Hoffman Pays the Price at Marina


The first thing you notice about the Marina High boys' basketball team is the shaved heads. Those beach kids look as if they've been through boot camp.

In a way, they have.

Greg Hoffman arrived at Marina last June, replacing Steve Popovich. The expectations remained the same, the styles were just on opposite poles. It was like going from tranquilizers to shock therapy.

"It takes a high level of commitment to play for me," Hoffman said.

But now it's Hoffman who has to reach for that plateau. His commitment is being tested.

Going south, from Western to Marina, seemed ideal at the time. Hoffman was ready for the challenge of facing quality teams night in and night out.

The Sunset League was just such a place. Almost every night there would be a test, a chance for Hoffman to prove his own abilities. He loved the idea.

But for every take, there is a give.

Hoffman, 37, strains with being a walk-on coach, cut off from the personal contact he enjoys. While his players are in class, he is teaching at a junior high school in Anaheim.

"Not being there during the day has been the hardest part," Hoffman said. "To me, being on campus is very important to me. Now I teach five classes, then drive like a bat out of hell to get there. I feel worn out at the end of the day. What's worse is I really don't get to know anyone there but the players."

It's the price he paid for wanting to step up.

No one ever had more success at Western than Hoffman. In 10 seasons he had a record of 130-78, won three Orange League titles and finished second three times.

He wrung potential from his players the way one squeezes water from a dish towel. It wasn't a soft-sell approach. No one with thin skin or a thick head should apply. But, it was effective.

Something, though, was missing.

"I basically wanted to coach in a bigger atmosphere, where coaches were prepared every night," Hoffman said. "At Western, there were teams we played that were put together because some science teacher didn't have anything to do in the winter. A lot of those programs were run by people who were not professional coaches, guys who were in it for a lifetime."

When a spot in the Sunset League opened up, Hoffman jumped at the chance.
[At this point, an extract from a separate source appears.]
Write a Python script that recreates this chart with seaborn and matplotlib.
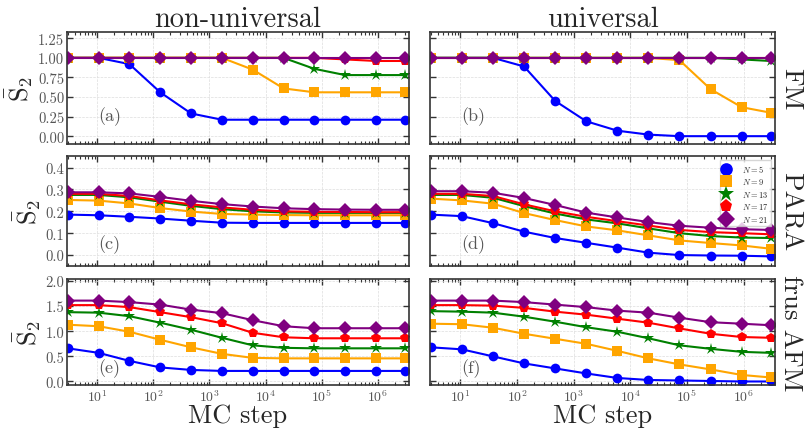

He was also attracted by the lure of working with kids in a better situation. At Marina, there would be fewer problems.

There wouldn't be the need to constantly raise money. There would be no drain on coaching time from outside problems. There would be people who cared about the program.

Or so he thought.

"The same things that made me happy at Western, make me happy here," Hoffman said. "But the same things that bugged me at Western, bug me here. I have tremendous support from the administration. They are really great people. Coaches are still being asked to do too much."

Fund raising is still a chore. There are still problems to deal with outside the basketball arena. And, sometimes, people care too much.
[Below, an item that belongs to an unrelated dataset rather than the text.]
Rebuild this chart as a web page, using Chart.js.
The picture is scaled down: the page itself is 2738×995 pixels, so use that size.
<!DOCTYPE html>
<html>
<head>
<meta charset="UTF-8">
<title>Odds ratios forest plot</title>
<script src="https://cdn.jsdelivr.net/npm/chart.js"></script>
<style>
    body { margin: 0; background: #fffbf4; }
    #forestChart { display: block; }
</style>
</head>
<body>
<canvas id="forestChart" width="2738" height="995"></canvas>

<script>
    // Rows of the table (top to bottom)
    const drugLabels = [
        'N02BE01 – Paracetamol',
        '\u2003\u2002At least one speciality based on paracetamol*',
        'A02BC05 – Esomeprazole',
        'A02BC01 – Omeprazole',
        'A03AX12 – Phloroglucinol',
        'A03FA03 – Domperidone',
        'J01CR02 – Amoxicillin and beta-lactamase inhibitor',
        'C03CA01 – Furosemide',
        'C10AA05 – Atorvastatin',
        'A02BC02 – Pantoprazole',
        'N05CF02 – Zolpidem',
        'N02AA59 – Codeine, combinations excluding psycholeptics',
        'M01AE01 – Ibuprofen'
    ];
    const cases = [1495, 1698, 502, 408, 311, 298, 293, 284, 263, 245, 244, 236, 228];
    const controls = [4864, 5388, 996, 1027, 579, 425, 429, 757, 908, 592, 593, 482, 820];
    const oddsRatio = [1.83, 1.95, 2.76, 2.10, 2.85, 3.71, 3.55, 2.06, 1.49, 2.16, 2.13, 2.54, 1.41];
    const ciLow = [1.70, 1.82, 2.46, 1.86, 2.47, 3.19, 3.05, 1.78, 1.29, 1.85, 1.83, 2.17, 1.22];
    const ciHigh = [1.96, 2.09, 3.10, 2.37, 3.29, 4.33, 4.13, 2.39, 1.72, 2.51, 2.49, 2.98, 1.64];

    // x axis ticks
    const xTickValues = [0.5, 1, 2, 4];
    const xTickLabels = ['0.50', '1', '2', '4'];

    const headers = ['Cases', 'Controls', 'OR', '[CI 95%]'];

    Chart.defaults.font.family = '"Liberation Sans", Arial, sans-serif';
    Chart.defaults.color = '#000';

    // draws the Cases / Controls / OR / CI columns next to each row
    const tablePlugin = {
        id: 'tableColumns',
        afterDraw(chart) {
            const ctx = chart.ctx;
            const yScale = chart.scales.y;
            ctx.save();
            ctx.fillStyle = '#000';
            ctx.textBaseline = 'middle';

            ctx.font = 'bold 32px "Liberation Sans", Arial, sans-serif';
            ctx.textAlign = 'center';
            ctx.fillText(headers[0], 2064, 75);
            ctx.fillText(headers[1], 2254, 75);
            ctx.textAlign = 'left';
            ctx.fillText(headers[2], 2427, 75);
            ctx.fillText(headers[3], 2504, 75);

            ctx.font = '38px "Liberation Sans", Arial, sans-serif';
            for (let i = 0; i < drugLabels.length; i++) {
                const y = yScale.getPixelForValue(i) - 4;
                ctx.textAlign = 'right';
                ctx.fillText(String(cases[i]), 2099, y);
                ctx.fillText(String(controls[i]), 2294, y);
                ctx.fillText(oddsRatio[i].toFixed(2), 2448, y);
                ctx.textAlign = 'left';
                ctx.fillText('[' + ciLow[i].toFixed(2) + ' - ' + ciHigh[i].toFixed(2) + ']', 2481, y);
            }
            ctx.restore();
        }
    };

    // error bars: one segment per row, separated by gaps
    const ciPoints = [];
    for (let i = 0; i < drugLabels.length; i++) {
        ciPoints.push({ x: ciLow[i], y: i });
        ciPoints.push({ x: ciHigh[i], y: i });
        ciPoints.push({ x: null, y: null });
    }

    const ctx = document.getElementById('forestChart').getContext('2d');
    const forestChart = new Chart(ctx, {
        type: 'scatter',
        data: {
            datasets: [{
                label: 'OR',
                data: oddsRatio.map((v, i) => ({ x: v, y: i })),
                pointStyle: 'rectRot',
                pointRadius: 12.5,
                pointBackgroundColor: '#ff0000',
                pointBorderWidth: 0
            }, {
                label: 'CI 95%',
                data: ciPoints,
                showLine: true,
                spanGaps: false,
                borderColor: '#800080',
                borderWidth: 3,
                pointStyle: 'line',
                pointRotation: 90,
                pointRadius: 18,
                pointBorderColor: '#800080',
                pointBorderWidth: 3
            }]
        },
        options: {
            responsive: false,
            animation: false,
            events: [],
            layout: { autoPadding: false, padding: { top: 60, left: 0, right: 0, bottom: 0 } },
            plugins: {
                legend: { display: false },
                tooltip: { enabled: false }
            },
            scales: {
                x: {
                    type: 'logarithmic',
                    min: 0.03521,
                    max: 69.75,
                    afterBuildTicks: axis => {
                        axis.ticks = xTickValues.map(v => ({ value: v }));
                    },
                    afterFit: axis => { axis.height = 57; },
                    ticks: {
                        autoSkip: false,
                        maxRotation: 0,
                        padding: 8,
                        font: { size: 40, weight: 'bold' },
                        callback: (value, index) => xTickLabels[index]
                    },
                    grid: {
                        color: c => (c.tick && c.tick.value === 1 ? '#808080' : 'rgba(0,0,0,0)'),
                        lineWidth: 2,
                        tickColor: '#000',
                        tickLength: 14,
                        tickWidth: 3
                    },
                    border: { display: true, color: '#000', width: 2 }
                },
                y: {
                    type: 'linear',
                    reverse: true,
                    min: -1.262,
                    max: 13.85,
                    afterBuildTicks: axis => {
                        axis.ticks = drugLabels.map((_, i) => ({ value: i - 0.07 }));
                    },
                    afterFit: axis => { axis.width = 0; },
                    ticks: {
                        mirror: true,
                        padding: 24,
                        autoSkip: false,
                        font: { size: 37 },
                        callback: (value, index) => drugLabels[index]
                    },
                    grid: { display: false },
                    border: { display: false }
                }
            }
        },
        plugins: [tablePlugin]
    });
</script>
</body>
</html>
"We ask parents to raise all this money for the program, then we expect them to keep their mouths shut and stay out of it," Hoffman said. "That's asking too much of a person who just wants to see their son succeed. Coaches feel overworked and underappreciated.

"You're the coach, father confessor, counselor, psychologist and fund raiser. Sometimes you feel like Don Quixote, flailing at wind mills."

And the up side?

Well, the Vikings are 4-4, but the quality of the competition has been exactly what Hoffman had hoped for.

"In eight games, the team we played has always been prepared," Hoffman said. "The guy I'm facing on the other bench has spent as much time in practice and the film room as I have. We've already played at Christ College Irvine, and we're going to play at Chapman. At Western, we never played outside anything but a dingy gym."